Primero, que la humanidad se divide en unas entidades discretas denominadas naciones, que están constituidas en base a factores en sí mismos variables y no relevantes (raza, religión, cultura, lengua, sentimiento, etc). Lo importante no es cómo se constituyen, sino que existen. Segundo, que el poder político corresponde a esas entidades, de manera que sólo la nación es soberana (legitimación). Tercero, que el ámbito del poder político (el demos) debe coincidir con la extensión de la nación (el etnos), de forma tal que existe un principio de correspondencia necesaria entre nación y Estado. Si no es así, tenemos un problema de legitimidad del poder.

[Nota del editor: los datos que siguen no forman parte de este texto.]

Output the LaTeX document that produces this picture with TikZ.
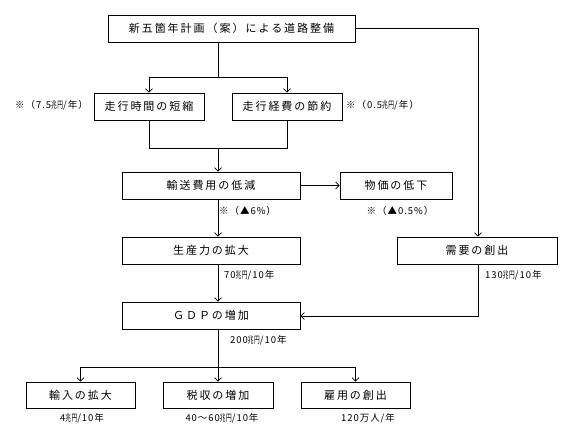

Esto mismo se puede formular diciendo que para el nacionalismo la nación preexiste a la democracia, porque es un dato natural o cultural que le viene impuesto a ésta desde una realidad social anterior. La existencia de la nación no puede ser sometida al debate democrático, es un hecho bruto previo a él. Aunque la mayoría de la población decidiera que la nación no existe, el nacionalista seguiría diciendo que la hay, admitiría sólo que no es consciente de sí misma.
Una consecuencia relevante de esta ideología, por mucho que sea altamente contradictoria con su propia afirmación inicial, es la de que el poder político tiene como obligación irrenunciable la de ‘construir nación’. Es contradictorio porque, si la nación preexiste al poder, ¿cómo podría tener éste por misión la de construirla?; pero la contradicción se arregla con un poco de hegelianismo sencillo del ‘ en sí-para sí’: la nación existe en-sí pero no todos tienen conciencia de ello, y lo que hace el poder es crear las condiciones materiales para despertarla por doquier.
Se entiende, para quienes habitan este universo, la relevancia de la pregunta acerca de si los vascos somos o no una nación. De la respuesta depende casi todo, quién puede gobernarnos y para qué puede gobernarnos. Aunque también se entenderá que quienes no están en ese universo, como es mi caso, se encojan de hombros ante la cuestión y su respuesta, porque nada les dice. Y también, por qué no decirlo, porque la formulación de la pregunta les parece tramposa en sí misma al incluir el artículo o determinante numeral ‘una’, inclusión que sólo tiene sentido, precisamente, desde la ideología comentada. Porque no mencioné al citar las afirmaciones básicas que sustentan al nacionalismo una fundamental: la de que «nación sólo hay una». El individuo y los grupos pueden ser de una nación o de otra, de aquí o de allí, pero no de varias a la vez, eso es metafísicamente imposible en su universo. La pluralidad de naciones es bella y hermosa, sí, pero bien separaditas entre sí, nada de mezclas o superposiciones. Es el cultivo del monomito o la monohistoria, una perspectiva que ignora deliberadamente la necesidad constitutiva del ser humano del pluralismo para poder ser libre.
Los vascos somos nación, claro que sí, pero no una sola, sino muchas. Incluso aquella que describía Marco Aurelio al decir que las fronteras de su ciudad las marcaba sólo el sol. La nación de la humanidad.